A eleição antecipada está na pauta dessas reuniões e inclusive se discute a permanência de Maduro no Palácio Miraflores durante o período de transição ou uma possível candidatura de Maduro - o que só aconteceria se o PSUV tivesse certeza de que teria o controle total sobre o processo eleitoral, já que sua imagem está muito desgastada para concorrer em uma eleição democrática.
Contudo, analistas políticos avaliam que, neste momento, são pouquíssimas as chances de que isso ocorra.
Um dos motivos para o ceticismo, segundo Benigno Alarcon-Deza, cientista político e professor da Universidade Católica Andrés Bello (UCAB, na Venezuela), é o histórico da postura do regime em negociações com a oposição, que usa o diálogo como uma forma de ganhar tempo e desprestigiar a oposição, “porque se sabe que entre a população há uma crítica muito forte à oposição que se senta para negociar com o governo. Ela passa a ser vista como derrotada e incapaz de propor uma solução”.
Mas o principal motivo que o faz desacreditar nesse processo de diálogo é que, em sua opinião, Maduro ainda sente que tem espaço de manobra para conseguir continuar governando. “Esta pressão que está sobre o governo, tanto interna quanto externa, ainda não é suficiente para que ele abra mão e convoque eleições democráticas. Ninguém convoca eleições sabendo que vai perder, a não ser que não haja outra opção, como aconteceu com o Pinochet no Chile, por exemplo”.

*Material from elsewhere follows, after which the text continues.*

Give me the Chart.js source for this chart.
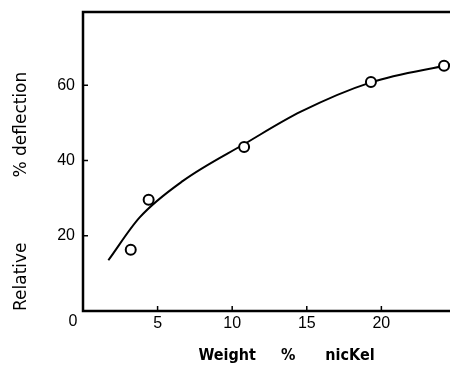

Barros tem outra visão, mas igualmente cética quanto aos diálogos intermediados pela Noruega. Segundo ele, é de interesse de vários atores envolvidos na crise venezuelana que Maduro continue no poder: para a oposição é mais interessante enfrentá-lo do que a outro candidato, porque a imagem de Maduro é muito desgastada; para os grupos do chavismo, ele é uma espécie de escudo às críticas - e dezenas de militares estão protegidos por este escudo; para os atores internacionais, como Brasil, Chile e Estados Unidos, a crise da Venezuela tem peso na política interna e pode ser usada para atrelar a imagem de Maduro a adversários.
Então por que Guaidó aceitou conversar com o regime novamente? Bom, não restaram muitas opções depois do fracassado levante de 30 de abril. E também porque não é de interesse da oposição fazer uso da força para derrubar Maduro.
Além das eleições antecipadas, fontes com conhecimento das conversas afirmam que estão sendo discutidas a criação de um novo Conselho Nacional Eleitoral, a dissolução da Assembleia Nacional Constituinte, a incorporação do PSUV na Assembleia Nacional e o levantamento de sanções contra a Venezuela - soluções estas que teriam o apoio da China.
Parece haver um clima de otimismo que parte de ambos os lados, segundo análise da imprensa venezuelana e uma publicação do próprio ministro Jorge Rodríguez, que classificou como “intercâmbio exitoso” a viagem a Barbados. Mas por enquanto, o entendimento entre regime e opositores é apenas um entre os tanto cenários que podem ocorrer na Venezuela.